Правда в этом рапорте была: Миронов действительно взялся за «Тени» во многом из-за тех перемен, что происходили тогда в стране. Как мы помним, у власти был молодой и энергичный Михаил Горбачев, который в компании со своими сподвижниками пытался преодолеть косность и консервативность отдельных членов Политбюро, упрямо хватавшихся за прошлое. И страна разделилась на два лагеря: тех, кто поддерживал новое («перестройщики»), и тех, кто жил прошлым («сталинисты»). Поэтому слова героя Миронова Петра Сергеевича Клаверова нисколько не устарели даже по прошествии ста лет после написания пьесы: «Да, тяжкое переживаем мы время; страсть к верхушкам осталась прежняя, а средства достичь этих верхушек представляются сомнительные. Прежде, бывало, одного чего-нибудь держишься: если князь в силе, ну и хватаешься за него; нынче старое не вымерло, новое не народилось, а между тем и то, и другое дышит. Умрет ли старое, народится ли новое, где будет сила?..»

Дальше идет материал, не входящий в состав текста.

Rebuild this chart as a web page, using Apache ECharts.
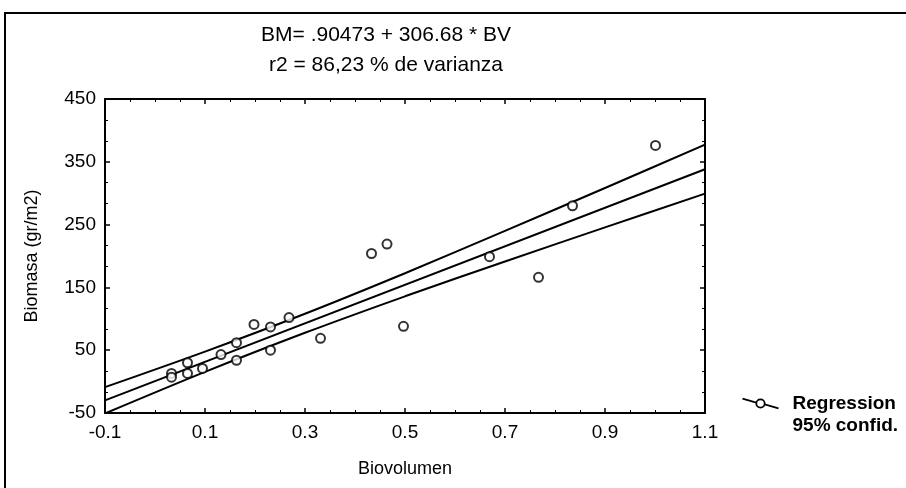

20 октября Миронов играл в «Трехгрошовой опере».
В этот же день на «Мосфильме» начались павильонные съемки «Человека с бульвара Капуцинов». В 4-м павильоне была выстроена большая декорация салуна, куда на два месяца и вселилась киногруппа. Миронов объявился там 21 октября. В тот день с 11 часов утра и до двенадцати ночи снимали эпизоды из разных частей фильма: Фест демонстрирует жителям городка фильм, и те плачут; Фест демонстрирует другой фильм, и зрители смеются и др.
22 октября съемки начались чуть позже – в два часа дня (перед этим Миронов репетировал «Тени»). Снимали: Фест приходит в салун и садится на бифштекс Билли Кинга (Николай Караченцов); Фест заряжает пленку в аппарат и др.